I never know what to make of books organized in this pseudo-glossary style, where the only organization is alphabetical-by-topic-title. It seems like an abdication of the author’s responsibility to impose meaningful structure. It also makes the reviewer’s task slightly artificial – no doubt the encouraged mode of reading is dipping and sampling (perhaps with odd free moments in the smallest room of your house), but of course as a reviewer I felt obligated to read it cover-to-cover. So how will my experience match up with yours?
With that said, The ABC of SEO is surprisingly meaty, and rewards cover-to-cover reading too. It’s really a set of small essays, each of which is organized nicely on its own, and is surprisingly dense with technical info. It becomes increasingly clear that the glossary use-case is a fiction (would you really turn to this book for definitions of terms like “Competition”?), but it supports browsing through the table of contents for the topics you care about. Before the alphabetically-organized portion, George gives a good and balanced overview of the search-engine ecosystem, and the roles that engines, publishers, SEOs, and advertisers play in it.
The book really shines in the longer in-depth technical entries, where George explains details of crawlers, webservers, log files, and so on. Entries I thought were particularly strong or compelling (in alphabetical order, naturally 🙂 : Altavista, Anchor Text, Banning, Black Hat SEO, Content Targeted Advertising, In-Bound Links, Keywords, Misspellings, Robots and Spiders, and (especially) Traffic Analysis.

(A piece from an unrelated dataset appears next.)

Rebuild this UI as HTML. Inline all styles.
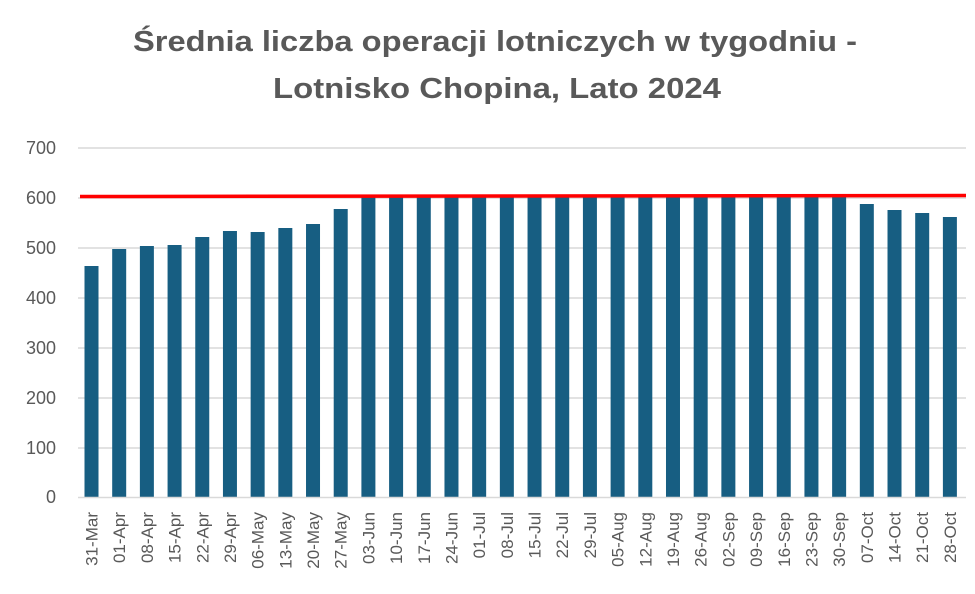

I like the point that George makes at several points in the text: no contract for services has been signed between SEOs (or webmasters) and the engines. Webmasters have no obligation to abide by rules set up by the search engines; engines have no obligation to include or rank a given site, and are entirely within their rights to exclude sites if they feel it improves user experience. I like this because it clarifies a debate that often gets a little hysterical and/or moralistic in both directions.
The book has a copyright of 2005, which (in this fast-moving domain) dates it slightly – it’s clear from the text, for example, that MSN was just launching its own in-house web search engine at the time of writing (with some entries written before, some after). Also, in general, it has to be said that the book focuses much more on Google than on the other major engines, including a lot of focus on PageRank itself. Although there are entries for both Y! Search and MSN, you’ll find nothing particularly detailed there on aspects of those engines not shared by Google.
George also cautions against some practices that might confuse SE crawlers, without naming specific engines that might be confused. He’s right in general that _some_ engines have had problems with these constructs, especially in the past. But it’s worth clarifying that Yahoo!’s crawler in particular has no problem with the following:
o Framesets. Whether or not framing is good web design, the crawler can snarf up the framed components into one bundle, without problem.
o Dynamic URLs. In general, it’s good to minimize the number of arguments after the ‘?’ in the URL, particularly when the arguments don’t affect the content and cause the same content to have many URLs (as with session IDs). But the crawler does not have any inherent problem with such URLs.
o Invalid HTML. No engine that I know of will discard your pages just because the HTML is badly formed (e.g. has start tags without corresponding end tags).
Overall, The ABC of SEO gets an enthusiastic thumbs-up for detail, accuracy, and sensible advice.